Cuando los gobiernos intervienen en la economía a través de la planificación centralizada crean nuevos problemas y, para atajarlos, imponen nuevas regulaciones que generan problemas adicionales en un círculo vicioso sin fin. Así, para intentar atajar las consecuencias de la inflación (la subida de precios) y no la inflación en sí misma (el aumento del dinero y crédito), se imponen controles de precios (alquiler, alimentos, etc.) amparados en el paraguas del populismo.

Desafortunadamente los controles, sin excepción, dan lugar a escasez, regulación dañina, favoritismo, corrupción y, eventualmente, subidas aún mayores de precios. Los precios son un indicador generado por el mercado para imputar recursos escasos. La distorsión de las señales del mercado conllevan una imputación inadecuada de recursos planificada por el apparatchik de turno.

Los romanos dispararon las promesas a sus ciudadanos con su panem et circenses e intentaron pagarlas con inflación. El contenido metálico del denario se mantuvo en un 95% durante casi 300 años hasta que los sucesivos emperadores lo redujeron hasta menos del 1%. La consecuente inflación llevó a Diocleciano a emitir su Edicto de Precios Máximos en el año 301, por el que se fijaban los precios de más de 1000 bienes y servicios (bajo pena de muerte por incumplimiento). El Edicto, obviamente, no consiguió lo que pretendía sino todo lo contrario; escasez, violencia, mercado negro, subida aún más desmedida de precios y, eventualmente, caída del Imperio.

Y todo ello a pesar de que Cicerón, en el año 55 A.C. ya había visado de lo que estaba por venir: “El presupuesto debería ser balanceado, la tesorería debería llenarse, la deuda pública debería reducirse, la arrogancia de los oficiales públicos debería ser moderada y controlada. De lo contrario Roma se encontrará en quiebra. La gente debe aprender a trabajar en vez de vivir de asistencia pública”.

El código de Hammurabi, de hace más de 4000 años, ya contenía numerosos controles de precios entre sus casi 300 leyes (incluso 200 años antes de esto ya se han descubierto tablillas con controles de precios correspondientes al reino de Eshnunna).

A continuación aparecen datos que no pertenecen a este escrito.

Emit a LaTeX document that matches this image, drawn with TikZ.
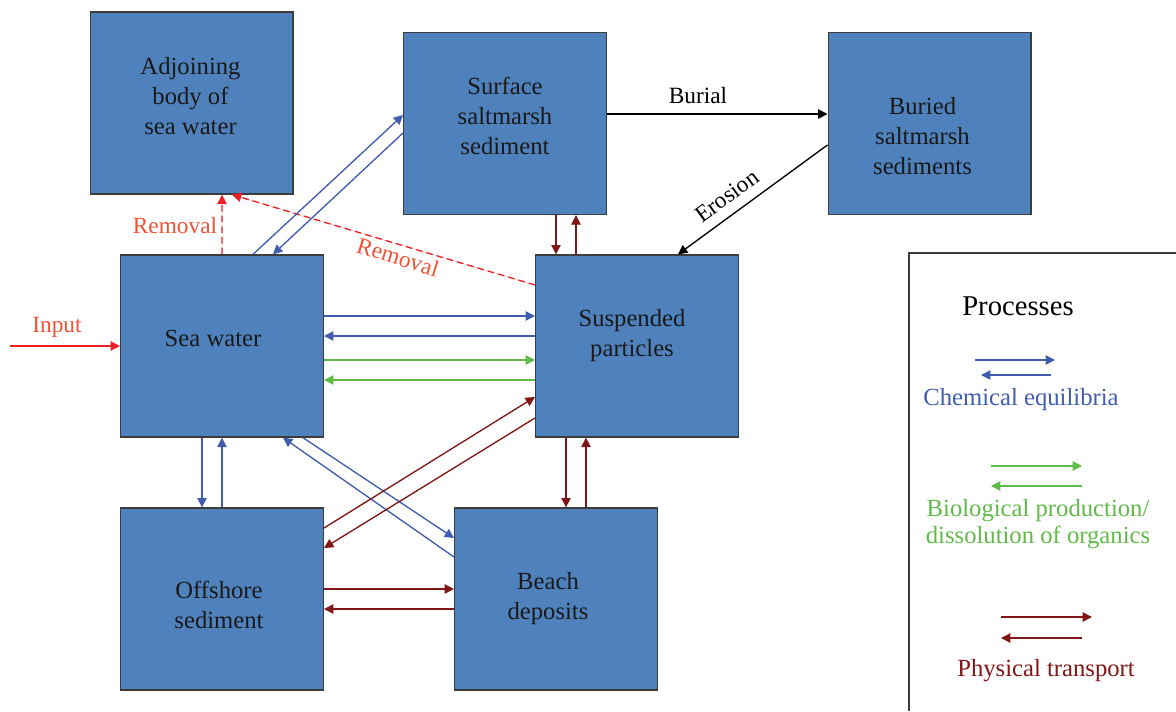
\documentclass[tikz,border=0pt]{standalone}
\usepackage{fontspec}
\setmainfont{Liberation Serif}
\usetikzlibrary{arrows.meta}
\definecolor{boxblue}{RGB}{79,129,189}
\definecolor{boxedge}{RGB}{60,60,60}
\definecolor{chemblue}{RGB}{64,92,174}
\definecolor{biogreen}{RGB}{96,186,72}
\definecolor{physred}{RGB}{128,22,22}
\definecolor{lossred}{RGB}{238,32,36}
\definecolor{labelred}{RGB}{240,82,52}
\tikzset{
  box/.style={draw=boxedge, line width=1pt, fill=boxblue, minimum width=152pt, minimum height=136.5pt, inner sep=0pt},
  boxtext/.style={align=center, text=black!90, inner sep=0pt, font=\fontsize{18.5}{22.5}\selectfont},
  flow/.style={line width=1pt, -{Triangle[length=7pt,width=7pt]}},
  chem/.style={flow, draw=chemblue, fill=chemblue},
  bio/.style={flow, draw=biogreen, fill=biogreen},
  phys/.style={flow, draw=physred, fill=physred},
  loss/.style={flow, draw=lossred, fill=lossred, dashed, dash pattern=on 5pt off 3pt},
  lbl/.style={font=\fontsize{17.5}{21}\selectfont, inner sep=1pt}
}
\begin{document}
\begin{tikzpicture}[x=0.75pt,y=0.75pt,yscale=-1,xscale=1]
\useasboundingbox (0,0) rectangle (1176,711);
% compartments (yshift runs downwards here because of yscale=-1)
\node[box] (adjoin) at (191.5,103) {};
\node[box] (surface) at (505,123.5) {};
\node[box] (buried) at (929.5,123.5) {};
\node[box] (seawater) at (222,346) {};
\node[box] (suspended) at (637,346) {};
\node[box] (offshore) at (222,599) {};
\node[box] (beach) at (556,599) {};
\node[boxtext] (adjointext) at ([shift={(-1,-7)}]adjoin) {Adjoining\\body of\\sea water};
\node[boxtext] (surfacetext) at ([shift={(0,-8)}]surface) {Surface\\saltmarsh\\sediment};
\node[boxtext] (buriedtext) at ([shift={(-7,13)}]buried) {Buried\\saltmarsh\\sediments};
\node[boxtext] (seawatertext) at ([shift={(-9,-8)}]seawater) {Sea water};
\node[boxtext] (suspendedtext) at ([shift={(-5,-10)}]suspended) {Suspended\\particles};
\node[boxtext] (offshoretext) at ([shift={(-3,6)}]offshore) {Offshore\\sediment};
\node[boxtext] (beachtext) at ([shift={(-8,0)}]beach) {Beach\\deposits};
\coordinate (inlet) at (10,346);

% removal and input
\draw[loss] (seawater.north) -- ([xshift=22.9pt]adjoin.south);
\draw[loss] ([yshift=-45.75pt]suspended.west) -- ([xshift=30.4pt]adjoin.south);
\node[lbl, text=labelred] (removal1) at (175,226) {Removal};
\node[lbl, text=labelred, rotate=-17] (removal2) at (398,257) {Removal};
\draw[flow, draw=lossred, fill=lossred] (inlet) -- (seawater.west);
\node[lbl, text=labelred] (input) at (57,327) {Input};

% saltmarsh
\draw[flow, draw=black, fill=black] ([yshift=-7.1pt]surface.east) -- ([yshift=-7.1pt]buried.west);
\node[lbl] (burial) at (698,96) {Burial};
\draw[flow, draw=black, fill=black] ([yshift=16.1pt]buried.west) -- ([xshift=30.75pt]suspended.north);
\node[lbl, rotate=36] (erosion) at (727,196) {Erosion};
\draw[phys] ([xshift=38.25pt]surface.south) -- ([xshift=-60.75pt]suspended.north);
\draw[phys] ([xshift=-45.75pt]suspended.north) -- ([xshift=53.25pt]surface.south);
\draw[chem] ([xshift=23.25pt]seawater.north) -- ([yshift=-6.4pt]surface.west);
\draw[chem] ([yshift=7.1pt]surface.west) -- ([xshift=38.25pt]seawater.north);

% sea water and particles
\draw[chem] ([yshift=-22.5pt]seawater.east) -- ([yshift=-22.5pt]suspended.west);
\draw[chem] ([yshift=-7.5pt]suspended.west) -- ([yshift=-7.5pt]seawater.east);
\draw[bio] ([yshift=10.5pt]seawater.east) -- ([yshift=10.5pt]suspended.west);
\draw[bio] ([yshift=25.5pt]suspended.west) -- ([yshift=25.5pt]seawater.east);

% sediments
\draw[chem] ([xshift=-15pt]seawater.south) -- ([xshift=-15pt]offshore.north);
\draw[chem] (offshore.north) -- (seawater.south);
\draw[chem] ([xshift=60.75pt]seawater.south) -- ([yshift=-45.75pt]beach.west);
\draw[chem] ([yshift=-31.5pt]beach.west) -- ([xshift=45.75pt]seawater.south);
\draw[phys] ([yshift=-53.25pt]offshore.east) -- ([yshift=38.25pt]suspended.west);
\draw[phys] ([yshift=54pt]suspended.west) -- ([yshift=-38.25pt]offshore.east);
\draw[phys] ([xshift=-53.25pt]suspended.south) -- ([xshift=7.5pt]beach.north);
\draw[phys] ([xshift=22.5pt]beach.north) -- ([xshift=-38.25pt]suspended.south);
\draw[phys] ([yshift=-7.5pt]offshore.east) -- ([yshift=-7.5pt]beach.west);
\draw[phys] ([yshift=7.5pt]beach.west) -- ([yshift=7.5pt]offshore.east);

% key
\draw[boxedge, line width=1pt] (1176,253) -| (909,711);
\node[font=\fontsize{21.5}{26}\selectfont] (keytitle) at (1018,306) {Processes};
\draw[chem] (975,360) -- (1055,360);
\draw[chem] (1051,375) -- (981,375);
\node[lbl, text=chemblue, font=\fontsize{18.5}{22.5}\selectfont] (keychem) at (1021,400) {Chemical equilibria};
\draw[bio] (991,466) -- (1082,466);
\draw[bio] (1082,486) -- (991,486);
\node[lbl, text=biogreen, align=center, font=\fontsize{18.5}{20.25}\selectfont] (keybio) at (1038,524) {Biological production/\\dissolution of organics};
\draw[phys] (1001,617) -- (1092,617);
\draw[phys] (1082,638) -- (1001,638);
\node[lbl, text=physred, font=\fontsize{18.5}{22.5}\selectfont] (keyphys) at (1046,671) {Physical transport};
\end{tikzpicture}
\end{document}
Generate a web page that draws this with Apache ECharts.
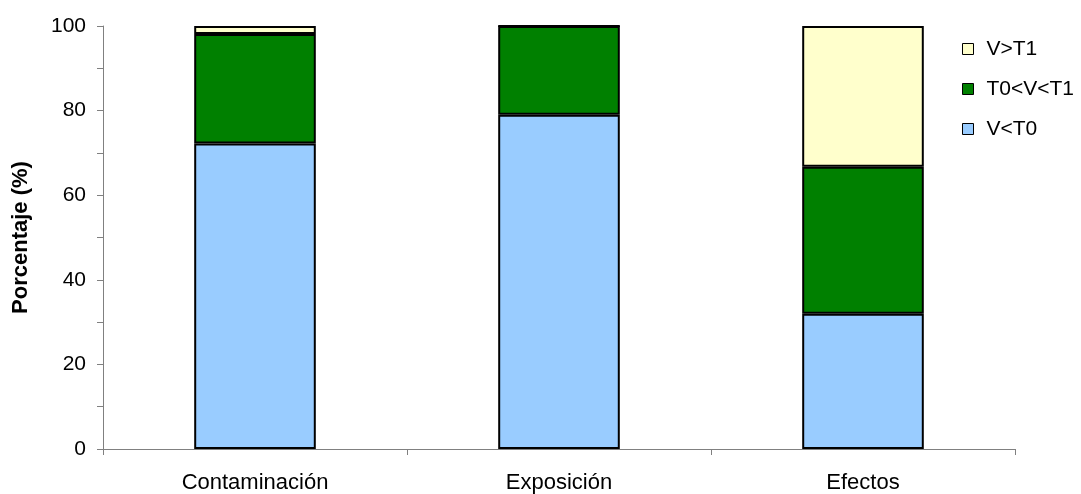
<!DOCTYPE html>
<html><head><meta charset="utf-8">
<script src="https://cdn.jsdelivr.net/npm/echarts@6/dist/echarts.min.js"></script>
<style>html,body{margin:0;padding:0;background:#fff}#c{width:1081px;height:494px}</style>
</head><body><div id="c"></div>
<script>
const categories = ['Contaminación', 'Exposición', 'Efectos'];
const seriesNames = ['V<T0', 'T0<V<T1', 'V>T1'];
const lowValues = [72.2, 79, 32];
const midValues = [25.9, 21, 34.7];
const highValues = [1.9, 0, 33.3];
const yTicks = [0, 20, 40, 60, 80, 100];
const colors = ['#99CCFF', '#008000', '#FFFFCC'];

const font = "'Liberation Sans', Arial, sans-serif";
const chart = echarts.init(document.getElementById('c'), null, {renderer: 'canvas'});
const data = [lowValues, midValues, highValues];
chart.setOption({
  animation: false,
  grid: {left: 103, right: 66, top: 26, bottom: 44, containLabel: false},
  legend: {
    orient: 'vertical', left: 957, top: 33,
    data: seriesNames.slice().reverse(),
    itemWidth: 11, itemHeight: 11, itemGap: 18,
    icon: 'rect',
    textStyle: {fontFamily: font, fontSize: 21, color: '#000', lineHeight: 22, padding: [0,0,0,8]},
    itemStyle: {borderColor: '#000', borderWidth: 1}
  },
  xAxis: {
    type: 'category', data: categories,
    axisLine: {lineStyle: {color: '#808080', width: 1}},
    axisTick: {show: true, length: 6, lineStyle: {color: '#808080'}},
    axisLabel: {fontFamily: font, fontSize: 22, color: '#000', margin: 23}
  },
  yAxis: {
    type: 'value', min: yTicks[0], max: yTicks[yTicks.length - 1], interval: 20,
    name: 'Porcentaje (%)', nameLocation: 'middle', nameGap: 71,
    nameTextStyle: {fontFamily: font, fontSize: 22, fontWeight: 'bold', color: '#000'},
    axisLine: {show: true, lineStyle: {color: '#808080', width: 1}},
    axisTick: {show: true, length: 6, lineStyle: {color: '#808080'}},
    minorTick: {show: true, splitNumber: 2, length: 6, lineStyle: {color: '#808080'}},
    splitLine: {show: false},
    axisLabel: {fontFamily: font, fontSize: 21, color: '#000', margin: 17}
  },
  series: seriesNames.map((n, i) => ({
    name: n, type: 'bar', stack: 'all', data: data[i],
    barWidth: '40%',
    itemStyle: {color: colors[i], borderColor: '#000', borderWidth: 2}
  }))
});
</script></body></html>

Y este tipo de actitud se ha repetido a lo largo de los siglos, desde el antiguo Egipto, Sumeria, Grecia (con un ejército de inspectores de grano denominados sitophylakes), China (el Sistema Oficial del Chou era un libro de regulaciones oficiales a aplicar), India (a través del Arthasastra o libro de los príncipes) y un larguísimo etcétera.

Los resultados siempre han sido los mismos y todos aquellos que generan estos procesos aplican penas durísimas (la pena de muerte fue el recurso más utilizado) contra los que quieren sobrevivir a esos controles. Por supuesto, después de tildarles de especuladores, antipatriotas, buitres, avaros o cualquier otro adjetivo que se tercie.

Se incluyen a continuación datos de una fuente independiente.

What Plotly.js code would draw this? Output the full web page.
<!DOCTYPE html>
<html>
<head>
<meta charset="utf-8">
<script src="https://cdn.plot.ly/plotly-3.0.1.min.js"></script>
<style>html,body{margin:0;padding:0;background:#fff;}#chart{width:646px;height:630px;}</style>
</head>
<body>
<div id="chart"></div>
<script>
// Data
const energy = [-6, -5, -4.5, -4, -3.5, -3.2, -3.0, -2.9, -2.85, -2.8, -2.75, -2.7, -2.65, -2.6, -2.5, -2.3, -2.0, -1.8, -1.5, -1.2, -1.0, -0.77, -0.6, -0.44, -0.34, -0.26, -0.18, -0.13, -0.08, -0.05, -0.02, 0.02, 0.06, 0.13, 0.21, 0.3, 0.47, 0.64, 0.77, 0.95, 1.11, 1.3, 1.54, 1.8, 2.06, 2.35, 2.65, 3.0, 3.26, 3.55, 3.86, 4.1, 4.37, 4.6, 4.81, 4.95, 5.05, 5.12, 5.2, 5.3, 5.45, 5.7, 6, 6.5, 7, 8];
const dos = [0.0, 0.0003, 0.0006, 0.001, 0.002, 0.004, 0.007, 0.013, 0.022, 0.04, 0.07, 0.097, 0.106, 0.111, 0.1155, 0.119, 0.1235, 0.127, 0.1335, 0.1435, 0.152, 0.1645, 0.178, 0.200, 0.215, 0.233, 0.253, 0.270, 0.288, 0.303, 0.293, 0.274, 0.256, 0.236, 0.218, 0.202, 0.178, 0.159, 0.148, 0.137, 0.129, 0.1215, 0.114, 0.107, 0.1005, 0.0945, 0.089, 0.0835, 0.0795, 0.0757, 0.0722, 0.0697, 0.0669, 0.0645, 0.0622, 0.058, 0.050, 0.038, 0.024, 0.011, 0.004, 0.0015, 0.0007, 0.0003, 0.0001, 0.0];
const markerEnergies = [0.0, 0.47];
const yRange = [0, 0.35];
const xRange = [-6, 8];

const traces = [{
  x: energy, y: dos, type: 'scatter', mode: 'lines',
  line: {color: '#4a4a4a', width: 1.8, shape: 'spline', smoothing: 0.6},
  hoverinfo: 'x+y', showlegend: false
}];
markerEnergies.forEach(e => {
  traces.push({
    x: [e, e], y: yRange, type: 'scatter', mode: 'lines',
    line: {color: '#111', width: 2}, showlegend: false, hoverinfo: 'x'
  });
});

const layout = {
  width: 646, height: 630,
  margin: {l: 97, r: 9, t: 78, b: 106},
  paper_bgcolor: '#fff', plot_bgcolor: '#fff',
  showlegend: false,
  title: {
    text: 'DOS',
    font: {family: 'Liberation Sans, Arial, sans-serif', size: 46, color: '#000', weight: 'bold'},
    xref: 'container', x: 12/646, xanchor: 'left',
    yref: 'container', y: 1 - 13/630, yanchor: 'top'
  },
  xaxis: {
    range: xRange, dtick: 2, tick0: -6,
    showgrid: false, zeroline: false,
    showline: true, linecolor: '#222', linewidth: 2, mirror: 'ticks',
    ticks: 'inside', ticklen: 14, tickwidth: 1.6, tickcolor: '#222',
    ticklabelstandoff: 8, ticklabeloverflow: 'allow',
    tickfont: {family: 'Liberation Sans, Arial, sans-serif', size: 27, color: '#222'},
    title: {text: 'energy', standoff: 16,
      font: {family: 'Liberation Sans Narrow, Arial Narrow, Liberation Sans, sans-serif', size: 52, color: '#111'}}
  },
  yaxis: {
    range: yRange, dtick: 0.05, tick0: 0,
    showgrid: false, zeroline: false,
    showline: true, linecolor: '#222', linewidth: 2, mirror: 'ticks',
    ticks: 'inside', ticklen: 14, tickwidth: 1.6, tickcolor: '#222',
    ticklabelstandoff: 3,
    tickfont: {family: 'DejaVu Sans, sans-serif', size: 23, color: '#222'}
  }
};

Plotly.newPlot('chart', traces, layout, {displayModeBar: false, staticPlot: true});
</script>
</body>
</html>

Entre tanto el control planificado centralizadamente de los tipos de interés genera todo tipo de distorsiones e inflación; bolsas, mercados de renta fija, activos inmobiliarios, etc. y los inversores, ávidos de encontrar rendimientos, bajan sus estándares de riesgo y se embarcan en proyectos de dudoso éxito, alegremente comercializados por promotores sin escrúpulos. Walter Bahegot, editor de The Economist hacia 1860 ya mencionaba que “John Bull puede soportar cualquier cosa menos un 2%” (refiriéndose a que un británico cualquiera no podría aceptar un interés del 2%).

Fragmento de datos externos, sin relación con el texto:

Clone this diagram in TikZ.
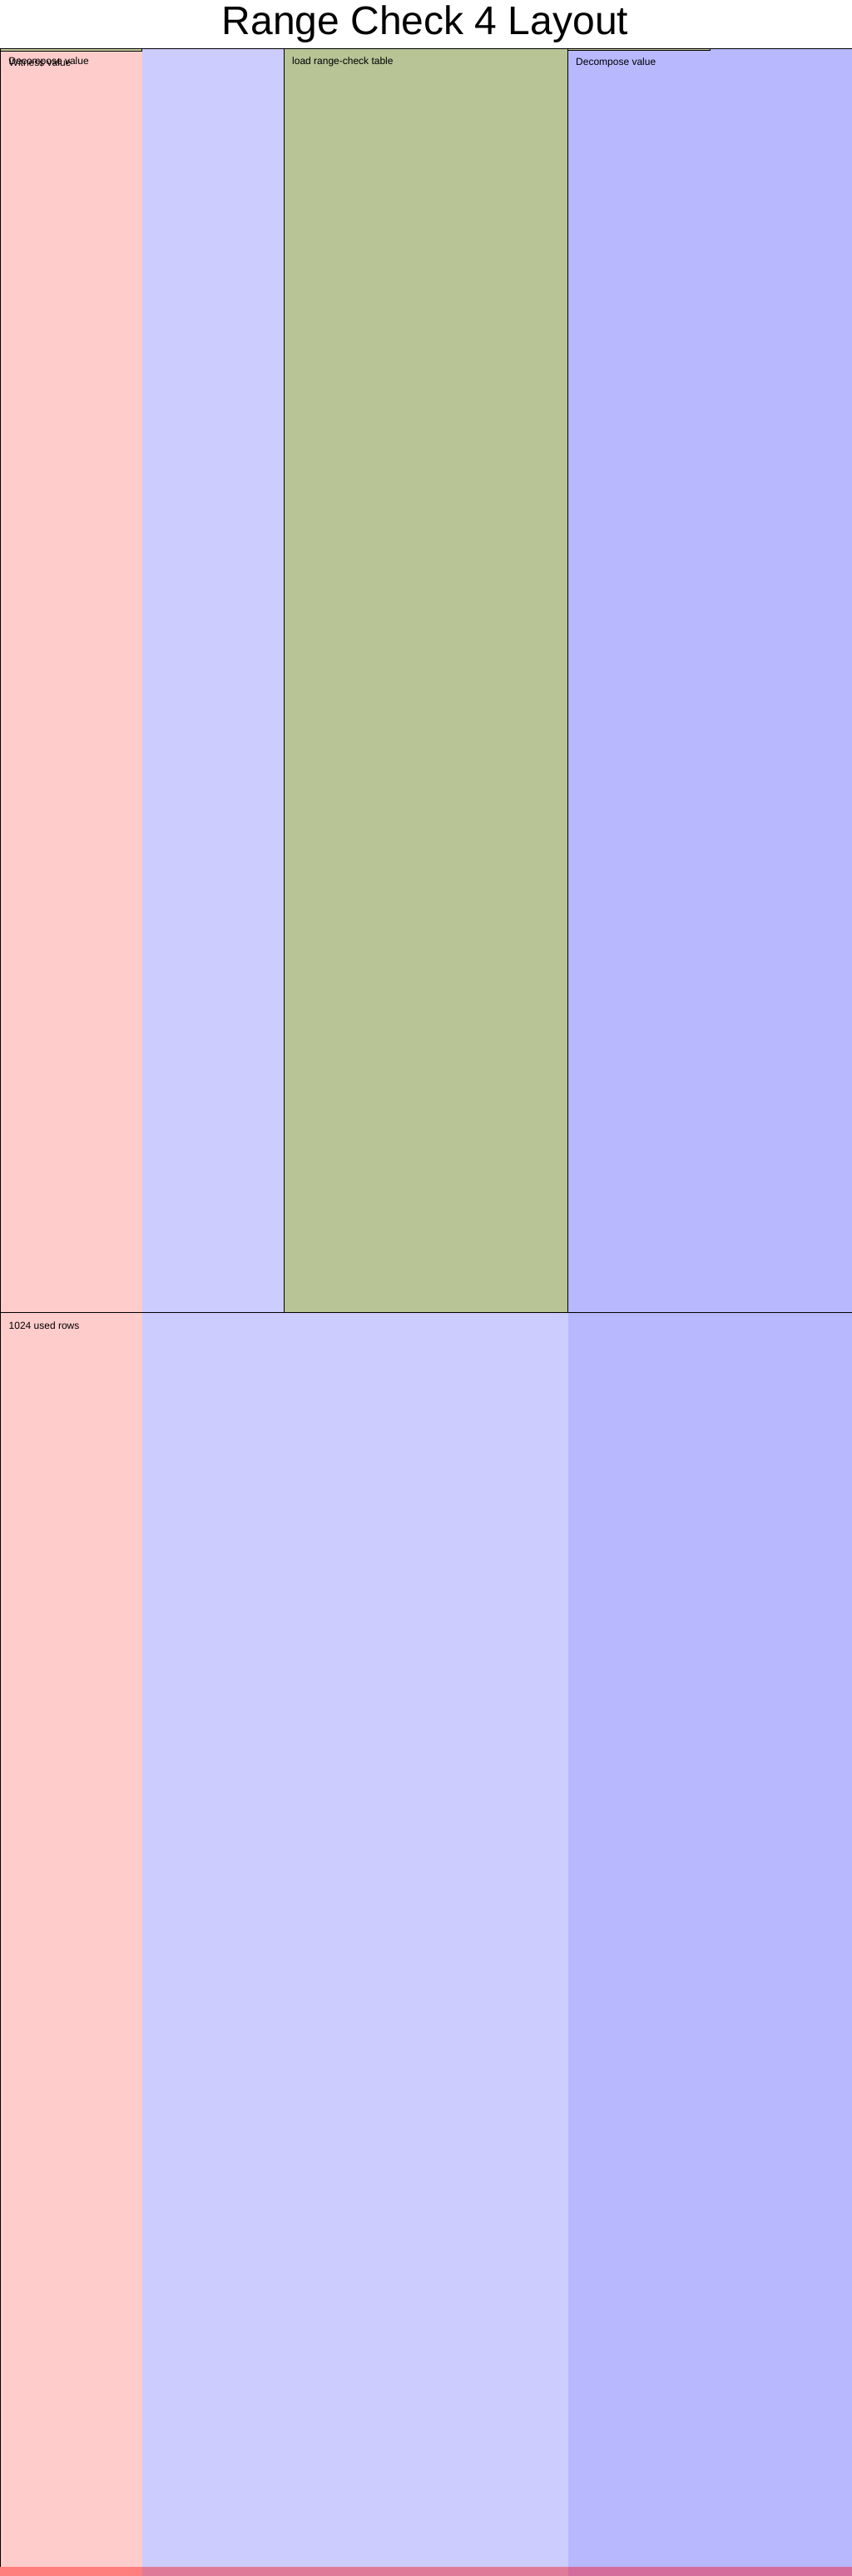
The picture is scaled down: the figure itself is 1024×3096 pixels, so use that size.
\documentclass[tikz,border=0pt]{standalone}
\usepackage{fontspec}
\setmainfont{Liberation Sans}
\definecolor{advicecol}{RGB}{255,204,204}
\definecolor{fixedcol}{RGB}{204,204,255}
\definecolor{selcol}{RGB}{184,184,255}
\definecolor{tablecol}{RGB}{184,195,150}
\definecolor{khakicol}{RGB}{200,204,156}
\definecolor{stripa}{RGB}{255,127,127}
\definecolor{stripb}{RGB}{224,122,153}
\definecolor{stripc}{RGB}{212,108,156}
\begin{document}
\begin{tikzpicture}[x=1pt,y=-1pt,
  lbl/.style={anchor=base west, inner sep=0pt, font=\fontsize{12}{14}\selectfont},
  bord/.style={draw=black, line width=1pt}]
\useasboundingbox (0,0) rectangle (1024,3096);
\fill[white] (0,0) rectangle (1024,3096);
% column backgrounds
\fill[advicecol] (0,58) rectangle (170.7,3096);
\fill[fixedcol] (170.7,58) rectangle (682.7,3096);
\fill[selcol] (682.7,58) rectangle (1024,3096);
% table region
\fill[tablecol] (341.3,58) rectangle (682.7,1577);
% bottom strip
\fill[stripa] (0,3085) rectangle (170.7,3096);
\fill[stripb] (170.7,3085) rectangle (682.7,3096);
\fill[stripc] (682.7,3085) rectangle (1024,3096);
% borders
\draw[bord] (0.5,3085) -- (0.5,58.5) -- (1024,58.5);
\draw[bord] (0,1577) -- (1024,1577);
\draw[bord] (341.3,58.5) -- (341.3,1577);
\draw[bord] (682.7,58.5) -- (682.7,1577);
% thin regions
\draw[bord, fill=khakicol] (0.5,58.8) rectangle (170.7,61.8);
\draw[bord, fill=khakicol] (682.7,59) rectangle (853.3,61);
% title
\node[anchor=base, inner sep=0pt, font=\fontsize{48}{50}\selectfont] (title) at (511,42) {Range Check 4 Layout};
% labels
\node[lbl] (witness) at (10.5,80) {Witness value};
\node[lbl] (decompL) at (10.5,77.5) {Decompose value};
\node[lbl] (table) at (351,77.7) {load range-check table};
\node[lbl] (decompR) at (692,79) {Decompose value};
\node[lbl] (used) at (10.5,1597) {1024 used rows};
\end{tikzpicture}
\end{document}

Esta misma semana un banco me ofreció comprar participaciones en capital privado (private equity). No se me ocurre un producto menos adecuado y con más riesgo para un cliente minorista. Las multas que sin duda tendrán que pagar por comercializar este o productos similares (perfectamente aprobados por los reguladores de turno) lo atestiguarán en un futuro no muy lejano.